The rhetorical question I would be asking, is why didn't Hornby make the front headlight DCC controlable in the first place. If I had to quess at an answer, it would be because the front Hogwarts Express headlight was never meant to be directional. So yes they could have linked it to the green decoder function, but that would over complicate things when trying to make the lamp also function on DC as a DCC Ready loco. Although I see no reason why an electrical slide switch could not have been incorporated in the chassis base to switch between DC and DCC.

[JK1707821688]

To answer 96RAF 1^st, Yes, the installed R8249 Decoder is additional to the Tender fitter TTS Decoder. I was aware that the required Directional lighting could be derived from the Tender TTS decoder but meant extra wires between the Tender and Locomotive which I did not want to do.

Re the Blue wire, on all documentation that I have seen, the Blue wire is the Common with the White, Yellow & Green wires being the Lighting feeds F0 / F25. My knowledge of standard electronics notation has always been accepted by me as Common representing Common Earth.

Obviuosly, in this case, my decoder polarity understanding is incorrect although the arrangement I have described works absolutely fine.

As stated in a previous Post, I have upgraded a number of my locomotives with TTS Decoders meaning I have a number of R8249 Decoders surplus to requirements. Rather than throw them in a box and forget about them, I have looked for ways to utilise these decoders. Hence the over-the-top use of a R8249 Decoder, to control the LED Headlamp on the Hogwarts Castle Locomotive, representing 1 less £18 DCC Decoder going to waste.

I do agree with the comments made by Chrissaf that some form of Control could-should have been included. A slide switch is a very simple & practical solution but just doesn’t seem to be in keeping with DCC philosophies or functionality. I wanted to control the Headlamp from the comfort of my laptop – Railmaster rather than a manual switch.

Anyway, I am more than happy with the end result which fulfilled my Original Intention.

I did appreciate the prompt Feedback from the two of you (96RAF & Chrissaf).

[Chrissaf]

Re the Blue wire, on all documentation that I have seen, the Blue wire is the Common with the White, Yellow & Green wires being the Lighting feeds F0 / F25. My knowledge of standard electronics notation has always been accepted by me as Common representing Common Earth.

Whether I’m correct or not, the arrangement I have described works absolutely fine irrespective of our different viewpoint on which is -ve or +ve.

 

 

In many electronic scenarios it can be the convention that a common is negative. DCC decoders buck this trend and the common is positive, this is further compounded by the specifications stanardising on the decoder common positive being assigned a blue colour. Blue of course is typically considered to be a negative voltage colour as well as black.

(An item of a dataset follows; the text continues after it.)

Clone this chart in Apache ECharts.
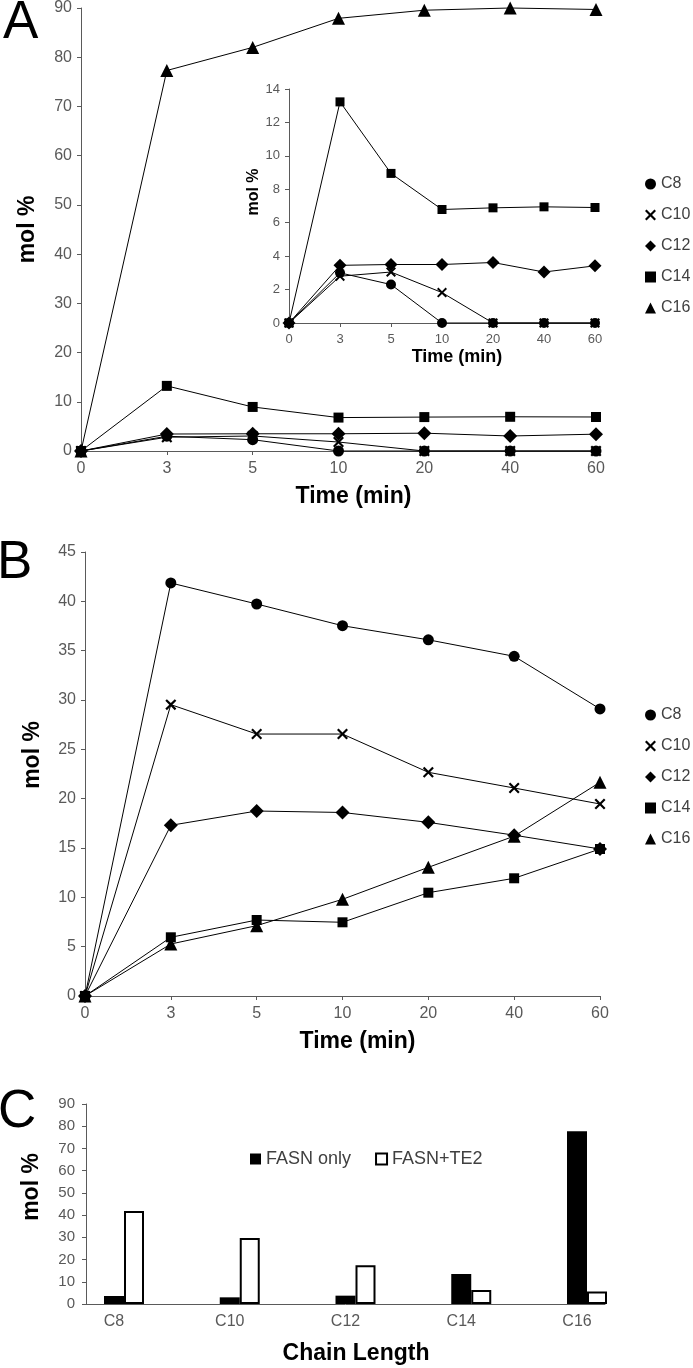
<!DOCTYPE html>
<html>
<head>
<meta charset="utf-8">
<script src="https://cdn.jsdelivr.net/npm/echarts@6/dist/echarts.min.js"></script>
<style>
html,body{margin:0;padding:0;background:#fff;}
#chart{width:693px;height:1368px;}
</style>
</head>
<body>
<div id="chart"></div>
<script>
// time points (min), shared by panels A and B
var times = ['0', '3', '5', '10', '20', '40', '60'];
var chains = ['C8', 'C10', 'C12', 'C14', 'C16'];

// A: FASN only (mol %)
var c8A  = [0, 3.0, 2.3, 0, 0, 0, 0];
var c10A = [0, 2.8, 3.05, 1.82, 0, 0, 0];
var c12A = [0, 3.45, 3.5, 3.5, 3.62, 3.05, 3.42];
var c14A = [0, 13.23, 8.95, 6.79, 6.89, 6.95, 6.91];
var c16A = [0, 77.3, 82.0, 87.9, 89.55, 90.0, 89.7];

// B: FASN + TE2 (mol %)
var c8B  = [0, 41.86, 39.73, 37.53, 36.1, 34.43, 29.1];
var c10B = [0, 29.53, 26.55, 26.55, 22.67, 21.08, 19.46];
var c12B = [0, 17.3, 18.75, 18.6, 17.6, 16.3, 14.9];
var c14B = [0, 5.95, 7.7, 7.47, 10.47, 11.93, 14.9];
var c16B = [0, 5.27, 7.13, 9.8, 13.04, 16.2, 21.66];

// C: product at 3 min
var fasnOnly = [3.6, 3.0, 3.75, 13.5, 77.7];
var fasnTe2  = [41.9, 29.7, 17.4, 6.3, 5.6];

var axisColor = '#5a5a5a';
var labelColor = '#595959';
var font = 'Liberation Sans, Arial, sans-serif';
var xMark = 'path://M0,1.4 L1.4,0 L5,3.6 L8.6,0 L10,1.4 L6.4,5 L10,8.6 L8.6,10 L5,6.4 L1.4,10 L0,8.6 L3.6,5 Z';

var symbols = {C8: 'circle', C10: xMark, C12: 'diamond', C14: 'rect', C16: 'triangle'};
// marker size tweaks per shape (diamond/triangle look smaller at same box)
var extra = {C8: 0, C10: 0, C12: 3, C14: -1, C16: 2};

function line(name, data, ax, size) {
    return {
        type: 'line', name: name, data: data,
        xAxisIndex: ax, yAxisIndex: ax,
        symbol: symbols[name], symbolSize: size + extra[name], showSymbol: true,
        clip: false, animation: false,
        lineStyle: {color: '#000', width: 1},
        itemStyle: {color: '#000'},
        emphasis: {disabled: true}
    };
}

function timeAxis(gi, fs, nameSize, nameGap) {
    return {
        type: 'category', gridIndex: gi, data: times, boundaryGap: false,
        axisLine: {lineStyle: {color: axisColor}},
        axisTick: {show: true, length: 4, lineStyle: {color: axisColor}},
        axisLabel: {color: labelColor, fontSize: fs, margin: 10, fontFamily: font},
        name: 'Time (min)', nameLocation: 'middle', nameGap: nameGap,
        nameTextStyle: {fontSize: nameSize, fontWeight: 'bold', color: '#000', fontFamily: font, padding: [0, 0, 0, 30]}
    };
}

function molAxis(gi, max, interval, fs, nameSize, nameGap, shift, margin) {
    return {
        type: 'value', gridIndex: gi, min: 0, max: max, interval: interval,
        axisLine: {show: true, lineStyle: {color: axisColor}},
        axisTick: {show: true, length: 4, lineStyle: {color: axisColor}},
        splitLine: {show: false},
        axisLabel: {color: labelColor, fontSize: fs, margin: margin, fontFamily: font},
        name: 'mol %', nameLocation: 'middle', nameRotate: 90, nameGap: nameGap,
        nameTextStyle: {fontSize: nameSize, fontWeight: 'bold', color: '#000', fontFamily: font, padding: [0, 0, 0, shift]}
    };
}

function lineLegend(top) {
    return {
        orient: 'vertical', left: 640, top: top,
        itemWidth: 11, itemHeight: 11, itemGap: 15,
        selectedMode: false,
        textStyle: {fontSize: 16, color: '#404040', fontFamily: font},
        data: chains.map(function (c) { return {name: c, icon: symbols[c]}; })
    };
}

var chart = echarts.init(document.getElementById('chart'));

var option = {
    animation: false,
    textStyle: {fontFamily: font},
    graphic: [
        {type: 'text', x: 3, y: 23, style: {text: 'A', fontSize: 53, fontFamily: font, fill: '#000', verticalAlign: 'middle'}},
        {type: 'text', x: -3, y: 563, style: {text: 'B', fontSize: 53, fontFamily: font, fill: '#000', verticalAlign: 'middle'}},
        {type: 'text', x: -2, y: 1112, style: {text: 'C', fontSize: 53, fontFamily: font, fill: '#000', verticalAlign: 'middle'}}
    ],
    legend: [
        lineLegend(171),
        lineLegend(702),
        {
            left: 245, top: 1145, itemWidth: 11, itemHeight: 11, itemGap: 24,
            selectedMode: false,
            textStyle: {fontSize: 18, color: '#404040', fontFamily: font},
            data: [
                {name: 'FASN only', icon: 'rect', itemStyle: {color: '#000'}},
                {name: 'FASN+TE2', icon: 'rect', itemStyle: {color: '#fff', borderColor: '#000', borderWidth: 2}}
            ]
        }
    ],
    grid: [
        {left: 81, top: 7, width: 515, height: 444},    // A
        {left: 289, top: 89, width: 306, height: 234},  // A inset
        {left: 85, top: 552, width: 515, height: 444},  // B
        {left: 86, top: 1104, width: 519, height: 200}, // C frame
        {left: 124, top: 1104, width: 463, height: 200} // C bars
    ],
    xAxis: [
        timeAxis(0, 16, 23, 34),
        timeAxis(1, 13, 18, 25),
        timeAxis(2, 16, 23, 34),
        {
            type: 'value', gridIndex: 3, min: 0, max: 1,
            axisLine: {show: true, lineStyle: {color: axisColor}},
            axisTick: {show: false}, axisLabel: {show: false}, splitLine: {show: false},
            name: 'Chain Length', nameLocation: 'middle', nameGap: 38,
            nameTextStyle: {fontSize: 23, fontWeight: 'bold', color: '#000', fontFamily: font, padding: [0, 0, 0, 21]}
        },
        {
            type: 'category', gridIndex: 4, data: chains, boundaryGap: false,
            axisLine: {show: false}, axisTick: {show: false},
            axisLabel: {color: labelColor, fontSize: 16, margin: 10, fontFamily: font, padding: [0, 20, 0, 0]}
        }
    ],
    yAxis: [
        molAxis(0, 90, 10, 16, 23, 42, 0, 9),
        molAxis(1, 14, 2, 13, 16, 26, 28, 9),
        molAxis(2, 45, 5, 16, 23, 41, 38, 9),
        molAxis(3, 90, 10, 15, 23, 43, 34, 11),
        {type: 'value', gridIndex: 4, min: 0, max: 90, show: false}
    ],
    series: [
        line('C8', c8A, 0, 11),
        line('C10', c10A, 0, 11),
        line('C12', c12A, 0, 11),
        line('C14', c14A, 0, 11),
        line('C16', c16A, 0, 11),

        line('C8', c8A, 1, 10),
        line('C10', c10A, 1, 10),
        line('C12', c12A, 1, 10),
        line('C14', c14A, 1, 10),

        line('C8', c8B, 2, 11),
        line('C10', c10B, 2, 11),
        line('C12', c12B, 2, 11),
        line('C14', c14B, 2, 11),
        line('C16', c16B, 2, 11),

        {
            type: 'bar', name: 'FASN only', data: fasnOnly, xAxisIndex: 4, yAxisIndex: 4,
            barWidth: 20, barGap: '0%', itemStyle: {color: '#000'}
        },
        {
            type: 'bar', name: 'FASN+TE2', data: fasnTe2, xAxisIndex: 4, yAxisIndex: 4,
            barWidth: 20, barGap: '0%', itemStyle: {color: '#fff', borderColor: '#000', borderWidth: 2}
        }
    ]
};

chart.setOption(option);
</script>
</body>
</html>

The reason that this made no difference to powering your headlight is because the LED regulator circuit would be fronted by a bridge rectifier to make it compatible with DCC which is an alternating track voltage. Thus the bridge rectifier will accept the blue / white voltage input either way round.

You make a valid point about decoder location being in the tender needing additional wiring between loco and tender if lamp was controlled from the TTS decoder.

With regard my slide switch comment, in DC position I envisaged that the lamp would be powered as per factory solution, but in DCC position the input to the lamp would be diverted to the output of the decoder to give DCC control, but that would need either the decoder location design to be revised or the 4 wire link wire upgraded to 6 wires. Which upon reflection and taking the decoder location into account, is probably the reason why Hornby designed the lamp circuit the way they did. The switch position would be set at the time of purchase subject to layout being DC or DCC powered and then left in that position.

[JK1707821688]

Hi Chrissaf,

Many thanks for your really great explaination about the Blue wire polarity issue. When the issue was raised by 96RAF, I guessed there may have been some form of rectification on the LED regulator PCB, making the Decoder polarity issue somewhat moot. I am now wondering if the LED regulator PCB is required at all, as I would have connected the LED to the Blue/White wires the wrong way round, hence the LED didn't work. That said, as all works as I wanted, I shall leave things as they are. Again, Thanks for the excellent clarification.

[Fishmanoz]

If you were to remove the board, you would also need to add a series current limiting resistor as well as getting the polarity correct. The board may already include such a resistor as a brightness limiter, the current not being a problem when connected to the track as designed.

Chris, from the 2nd Hogwarts DCC Ready loco on, the same light arrangement has been used. The first didn’t have a light. I cannot see them finding it value to change the design now with a switch when they didn’t do so with the decoder socket previously in the loco in earlier models.

[Chrissaf]

The switch comment, was meant more of a should or could they have done this at the design stage rather than suggest they change the tooling.

The statement above makes more sense if my first reply mentioning a switch is read rather than the follow up second reply switch comment.

[JK1707821688]

Since receiving Feedback from 96RAF, Chrissaf & Fishmanoz, I have never been totally happy with my Hogwarts Express Healamp Fix. So today I decided to remove the LED Converter Board and connect the R8249 Decoder Chip directly, as suggested, to the Headlamp LED with a 1Kohm Resistor. The Headlamp works perfectly, as it should, with no On/Off delays. As my Locomotive was already dis-assembled, I thought it would be a good time to fit a Red LED on the right side above the front Buffer Bar. This Reverse Direction LED is connected to the Common Blue Wire (+ve) after the Resistor and the Yellow Wire so that Locomotive now has DirectionaI lighting to the Front. Obviously, both the Headlamp & Reverse Lamp can be turned On/Off via F0 in Railmaster. I am now Happy with this much neater/efficent fix.